ANKARA, Turkey (A.W.)—Turkey’s Prime Minister Ahmet Davutoglu extended condolences on April 20 to descendants of “Ottoman Armenians,” survivors of the “1915 deportations,” the same day Germany announced its plan to “stand behind” a resolution affirming the Armenian Genocide.
Like earlier statements by Turkish officials, Davutoglu spoke of a “shared pain” and rejected the notion that genocide had taken place within the borders of modern Turkey. Davutoglu also took the opportunity to announce that a religious service would be held at the Armenian Patriarchate in Istanbul on April 24 to commemorate the lives lost.
“To reduce everything to a single word, to place all the responsibility solely on the Turkish nation … and to combine this with a discourse of hatred is legally and morally problematic,” said Davutoglu, who added that he believed that “facing history in an honest way” is as important as commemorating victims.

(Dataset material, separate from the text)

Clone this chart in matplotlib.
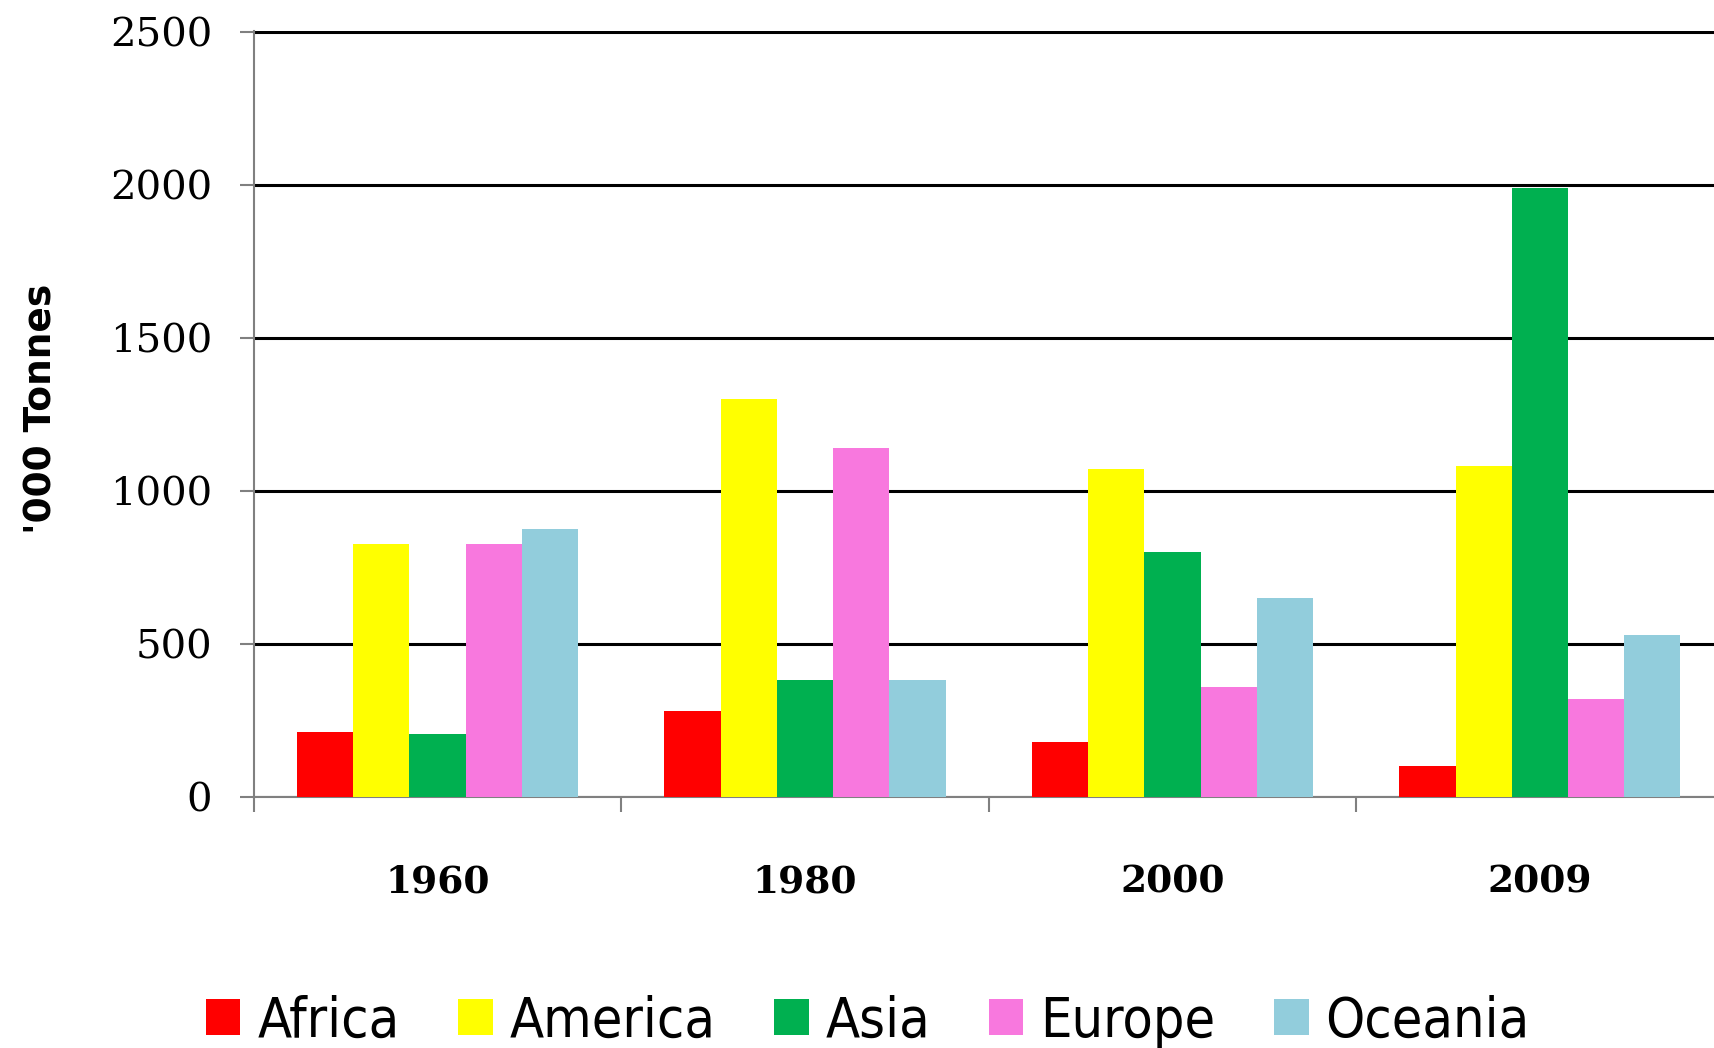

“Prime Minister Davutoglu’s fake apology today grants no recognition, accepts no responsibility, expresses no regret, and offers no reparations,” said Armenian National Committee of America (ANCA) Executive Director Aram Hamparian, adding, “Facing a global wave of Armenian Genocide recognition—from the Pope to the European Parliament—Turkey’s leaders are defiantly doubling down on denial.”
Davutoglu also spoke about “healing the wounds” of the past, and “reestablishing” the human bond, and Turkey’s efforts to create a space where information and historical documents could be discussed.
Making false equivalences, Davutoglu talked about the “great torments” that were suffered by Ottoman citizens of various ethnic backgrounds in the last days of the Ottoman Empire. “We once again respectfully remember Ottoman Armenians who lost their lives during the deportation of 1915 and share the pain of their children and grandchildren,” he said, adding that perhaps Turkey and Armenia could remember the Ottoman Armenians together when history becomes depoliticized.
Davutoglu spoke about a duty to “protect” the memory of Ottoman Armenians and the Armenian cultural heritage, which he said was the motivating factor in scheduling the April 24 Istanbul Armenian Patriarchate church service. He concluded his statement with the “shared pain” rhetoric.
Davutoglu made no reference to the diversionary tactic of commemorating the centennial of the Gallipoli Battles on the day Armenians commemorate the genocide.
“On April 24, President Obama has a historic opportunity to reject Turkey’s gag-rule, ending a shameful chapter of U.S. complicity in Ankara’s denial, and moving Turkey, Armenia, and the region toward a better future based upon a truthful and just resolution of this crime,” said Hamparian.